Saturday January 21, 2012
Ireland 2011, 96 minutes, 15 certificate, Directed by John Michael McDonagh, Starring Brendan Gleeson, Don Cheadle
The cinema has entertained us with countless maverick cops over the years, and Brendan Gleeson adds another lovable rogue to the gallery with Gerry Boyle in McDonagh’s hilarious film – very much in the same vein as that of his brother Martin’s In Bruges.
Thorn in the side of his superiors in the Connemara Garda, Boyle is a man with his own questionable moral code, and scant respect for procedure, authority or, indeed, the law. He loves booze, fry-ups and prostitutes but also Russian literature, philosophy, and his mum.
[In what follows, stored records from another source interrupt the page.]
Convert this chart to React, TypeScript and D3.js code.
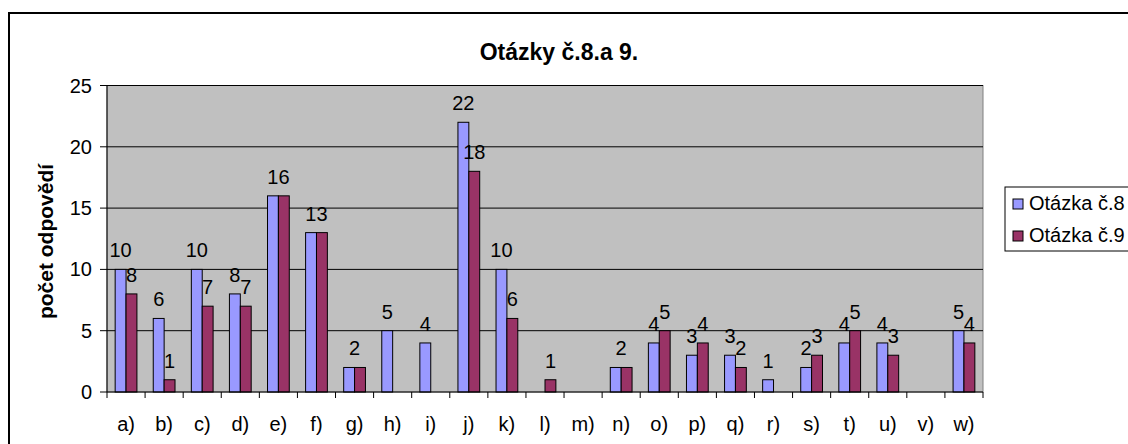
import React from "react";
import * as d3 from "d3";

const categories = ["a)", "b)", "c)", "d)", "e)", "f)", "g)", "h)", "i)", "j)", "k)", "l)", "m)", "n)", "o)", "p)", "q)", "r)", "s)", "t)", "u)", "v)", "w)"];
const seriesNames = ["Otázka č.8", "Otázka č.9"];
const otazka8 = [10, 6, 10, 8, 16, 13, 2, 5, 4, 22, 10, 0, 0, 2, 4, 3, 3, 1, 2, 4, 4, 0, 5];
const otazka9 = [8, 1, 7, 7, 16, 13, 2, 0, 0, 18, 6, 1, 0, 2, 5, 4, 2, 0, 3, 5, 3, 0, 4];
const yTicks = [0, 5, 10, 15, 20, 25];
const title = "Otázky č.8.a 9.";
const yTitle = "počet odpovědí";

const colors = ["#9999FF", "#993366"];
const FONT = "'Liberation Sans', Arial, sans-serif";

export default function App() {
  const W = 1128, H = 444;
  const left = 107, right = 983, top = 85.5, bottom = 392;
  const x = d3.scaleBand<string>().domain(categories).range([left, right]).paddingInner(0).paddingOuter(0);
  const y = d3.scaleLinear().domain([0, 25]).range([bottom, top]);
  const step = x.bandwidth();
  const bw = step / 3.5;
  const inner = d3.scaleBand<number>().domain([0, 1]).range([0.75 * bw, 0.75 * bw + 2 * bw]);
  const series = [otazka8, otazka9];

  const labels: { x: number; y: number; t: string }[] = [];
  categories.forEach((c, i) => {
    const v1 = otazka8[i], v2 = otazka9[i];
    if (v1 > 0 && v1 === v2) {
      labels.push({ x: (x(c) as number) + step / 2, y: y(v1) - 12, t: String(v1) });
    } else {
      series.forEach((s, si) => {
        if (s[i] > 0) {
          labels.push({ x: (x(c) as number) + (inner(si) as number) + bw / 2, y: y(s[i]) - 12, t: String(s[i]) });
        }
      });
    }
  });

  return (
    <svg width={W} height={H} style={{ position: "absolute", left: 0, top: 0, background: "#fff" }} fontFamily={FONT}>
      <rect x={9} y={13} width={1300} height={600} fill="#fff" stroke="#000" strokeWidth={2} />
      <text x={559} y={60} textAnchor="middle" fontSize={23} fontWeight="bold">{title}</text>
      <text transform={`translate(53,${(160 + 323) / 2}) rotate(-90)`} textAnchor="middle" fontSize={21} fontWeight="bold">{yTitle}</text>

      <rect x={left} y={top} width={right - left} height={bottom - top} fill="#C0C0C0" stroke="#808080" strokeWidth={1} />
      {yTicks.slice(1).map((t) => (
        <line key={"g" + t} x1={left} x2={right} y1={y(t)} y2={y(t)} stroke="#000" strokeWidth={1} />
      ))}

      {categories.map((c, i) =>
        series.map((s, si) =>
          s[i] > 0 ? (
            <rect key={c + si} x={(x(c) as number) + (inner(si) as number)} y={y(s[i])} width={bw} height={bottom - y(s[i])} fill={colors[si]} stroke="#000" strokeWidth={1} />
          ) : null
        )
      )}

      <line x1={left} x2={left} y1={top} y2={bottom} stroke="#000" />
      <line x1={left} x2={right} y1={bottom} y2={bottom} stroke="#000" />
      {yTicks.map((t) => (
        <g key={"t" + t}>
          <line x1={left - 7} x2={left} y1={y(t)} y2={y(t)} stroke="#000" />
          <text x={92} y={y(t)} dy="0.35em" textAnchor="end" fontSize={20}>{t}</text>
        </g>
      ))}
      {[...categories.map((c) => x(c) as number), right].map((px, i) => (
        <line key={"xt" + i} x1={px} x2={px} y1={bottom} y2={bottom + 6} stroke="#000" />
      ))}
      {categories.map((c) => (
        <text key={"xl" + c} x={(x(c) as number) + step / 2} y={431} textAnchor="middle" fontSize={20}>{c}</text>
      ))}

      {labels.map((l, i) => (
        <text key={"l" + i} x={l.x} y={l.y} textAnchor="middle" fontSize={20}>{l.t}</text>
      ))}

      <rect x={1005} y={187} width={200} height={64} fill="#fff" stroke="#000" strokeWidth={1} />
      {seriesNames.map((n, i) => (
        <g key={n}>
          <rect x={1013} y={199 + i * 32} width={10} height={10} fill={colors[i]} stroke="#000" />
          <text x={1029} y={210 + i * 31.7} fontSize={20}>{n}</text>
        </g>
      ))}
    </svg>
  );
}
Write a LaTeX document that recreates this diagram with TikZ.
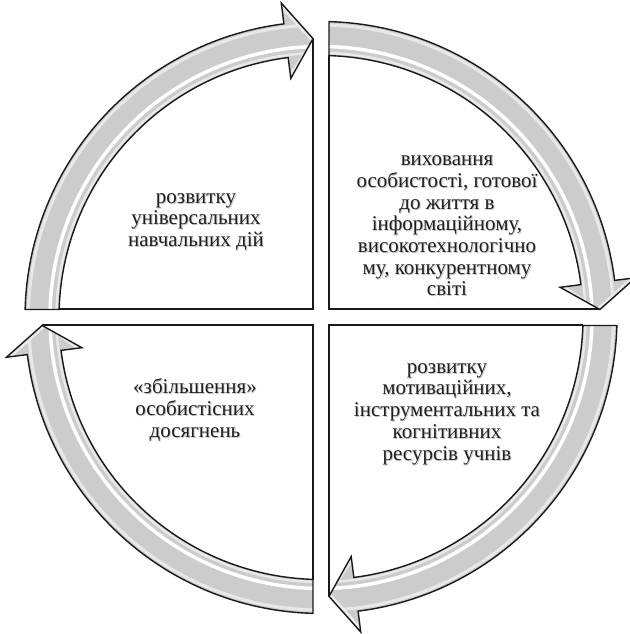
\documentclass[tikz,border=0pt]{standalone}
\usepackage{fontspec}
\setmainfont{Liberation Serif}
\definecolor{ringgray}{RGB}{204,204,204}
\definecolor{linecol}{RGB}{25,25,25}
\tikzset{
  ringarrow/.style={draw=black!90, line width=1.4pt, line join=miter},
  quadline/.style={draw=linecol, line width=2pt},
  lbl/.style={align=center, font=\fontsize{21}{21.7}\selectfont, text=black!88, inner sep=0pt},
  shadowlbl/.style={lbl, text=black!22},
}
\begin{document}
\begin{tikzpicture}[x=1pt,y=1pt]
\useasboundingbox (-321,-316.5) rectangle (308,317.5);
\foreach \r in {0,-90,-180,-270} {
  \begin{scope}[rotate=\r]
    \draw[quadline] (-262,8) -- (-8,8) -- (-8,278.9);
    \begin{scope}
      \clip (178.45:296) arc[start angle=178.45, end angle=97.2, radius=296] -- (97.2:317) -- (91.64:279) -- (97.2:241) -- (97.2:262) arc[start angle=97.2, end angle=178.25, radius=262] -- cycle;
      \fill[ringgray] (0,0) circle (330);
      \draw[white, line width=3.5pt] (0,0) circle (271);
      \draw[white!55!ringgray, line width=3pt] (0,0) circle (292.5);
      \draw[white!55!ringgray, line width=2.5pt] (0,0) circle (264.5);
      \draw[white!60!ringgray, line width=2.5pt] (97.2:313) -- (91.64:276) -- (97.2:245);
    \end{scope}
    \draw[ringarrow] (178.45:296) arc[start angle=178.45, end angle=97.2, radius=296] -- (97.2:317) -- (91.64:279) -- (97.2:241) -- (97.2:262) arc[start angle=97.2, end angle=178.25, radius=262] -- cycle;
  \end{scope}
}
\node[shadowlbl] (tls) at (-124,94.5) {розвитку\\універсальних\\навчальних дій};
\node[lbl] (tl) at (-125,95.5) {розвитку\\універсальних\\навчальних дій};
\node[shadowlbl] (trs) at (127,90.5) {виховання\\особистості, готової\\до життя в\\інформаційному,\\високотехнологічно\\му, конкурентному\\світі};
\node[lbl] (tr) at (126,91.5) {виховання\\особистості, готової\\до життя в\\інформаційному,\\високотехнологічно\\му, конкурентному\\світі};
\node[shadowlbl] (brs) at (127,-97.5) {розвитку\\мотиваційних,\\інструментальних та\\когнітивних\\ресурсів учнів};
\node[lbl] (br) at (126,-96.5) {розвитку\\мотиваційних,\\інструментальних та\\когнітивних\\ресурсів учнів};
\node[shadowlbl] (bls) at (-125,-93.5) {«збільшення»\\особистісних\\досягнень};
\node[lbl] (bl) at (-126,-92.5) {«збільшення»\\особистісних\\досягнень};
\end{tikzpicture}
\end{document}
Into his sleepy realm comes Don Cheadle’s FBI agent Wendell Everett, on the trail of international drug traffickers operating in Irish waters. Uptight and Ivy-league, disciplined and humourless, Everett represents the personal and professional antithesis of Boyle. Initially repulsed by his shambolic, boozy faux-racism and contempt for procedure, Everett is reluctantly forced to acknowledge and rely on Boyle’s methodologies.
The familiar good cop / bad cop formula transcends its generic conventions with laugh out loud brutal humour, razor sharp dialogue and the unlikely but carefully observed setting. McDonagh brings the sensibility of Quentin Tarantino and the opera of the Spaghetti Western to this bleakly beautiful coast and its isolated and suspicious community. A little violent, granted, and gloriously profane but hilarious, and great fun.